The 183-Day Rule Exception (Article 15.2)
Income from work carried out in the other country is taxed exclusively in Spain (State of Residence) if all three of the following conditions are simultaneously met:
| Condition | Description |
| 183-Day Limit | The worker is present in the other state for a period or periods that do not exceed 183 days in any twelve-month period beginning or ending in the fiscal year considered. |
| Non-Resident Employer | Wages are paid by or on behalf of an employer who is not a resident of the other state. |
| No Permanent Establishment (PE) Charge | The remuneration is not borne by a Permanent Establishment (PE) that the employer has in the other state. |
Important Note: If the 183-day limit is exceeded, the right to tax is often retroactively applied by the Source State from the very first day of physical presence. Some DTTs require the 183-day period to be met within the fiscal year rather than a rolling 12-month period.
Identifying the “Actual Employer”
When establishing the “Actual Employer” for the 183-day rule, especially in cases involving related companies, various criteria are used to look beyond the contractual payer:
- Who gives instructions on how to perform the work?
- Who controls the workplace?
- Who determines holidays and working hours?
- Who can impose disciplinary measures?
Special Employment Rules (Article 15.3)
| Type of Work | Tax Rule |
| Work on a ship or aircraft operated in international traffic. | Income may be taxed in the country where the place of effective management of the operating company is located. |
| Domestic Flights (in a foreign airline) | Follows the general Article 15 rule (taxed where the work is performed/flight occurs). |
Special Cases: Stock Options and Termination Payments
| Income Type | DTT Tax Treatment / DGT Interpretation |
| Stock Options (Benefit Portion) | Taxable in the Source State (where the work was performed), even if the benefit is realized when the employee no longer works there. Distinction: Benefit for work performance (Art. 15) vs. Capital Gain from share sale (Art. 13). |
| Remuneration linked to Previous Work (Bonus) | Considered to derive from the State in which the work was performed. |
| Payments for Unused Vacation/Sick Leave | Considered linked to the last 12 months and must be prorated between the relevant States. |
| Termination Compensation | Treatment depends on the nature of the payment: Settlement (reference period), Unfair Dismissal (nature of income compensated), Discrimination (Art. 21), or Non-Compete (Residence at time of collection). |
Special Case: Frontier Workers
Frontier workers are individuals who live in one country and commute regularly (usually daily) to work in the adjacent country.
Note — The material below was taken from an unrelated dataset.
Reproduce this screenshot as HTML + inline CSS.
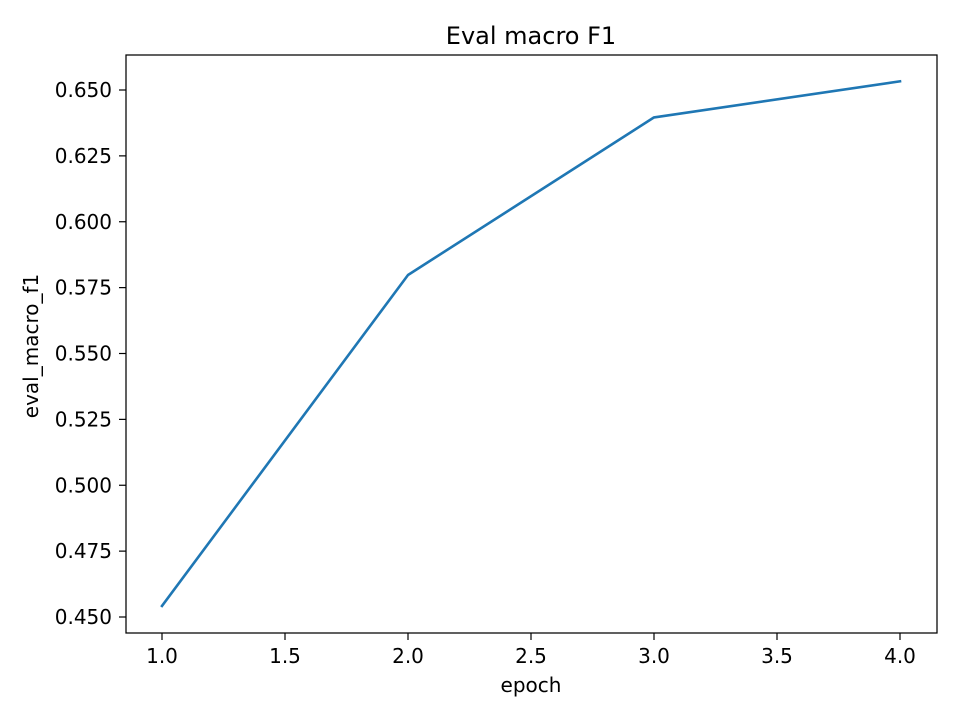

The OECD Model does not specifically cover this, but special provisions exist in some Spanish DTTs:
| Border Country | Frontier Worker DTT Rule | Key Difference from General Rule |
| France | Taxed only in the State of Residence (Spain), provided both the residence and workplace are in specific border municipalities (based on the 1964 Exchange of Notes list). | Requires residence and work to be within a specific list of municipalities. |
| Portugal | Taxed only in the State of Residence (Spain), provided the worker has habitual residence in Spain and returns daily to Spain. | The specific municipality of residence or work is irrelevant. |
| Andorra | No specific provision. The General Article 15 rule applies (taxed where work is performed). | Double taxation is eliminated via the Credit Method (except for international transport, which is progressively exempt). |
| Morocco | No specific provision. Double taxation is eliminated via Exemption with Progression. | Uses the Exemption with Progression method. |
| Gibraltar | No DTT (UK DTT does not cover it). Taxable in Spain (as a resident) with a deduction/credit to avoid international double taxation if tax payment in Gibraltar is proven. | No DTT framework; subject to domestic Spanish tax and deduction rules. |
Note on Double Non-Taxation: In the cases of France and Portugal, the income may sometimes be double non-taxed if the exemption for work performed abroad (Article $7p$ of the Spanish IRPF Law) is successfully applied in Spain, while the source country is prevented from taxing it by the DTT.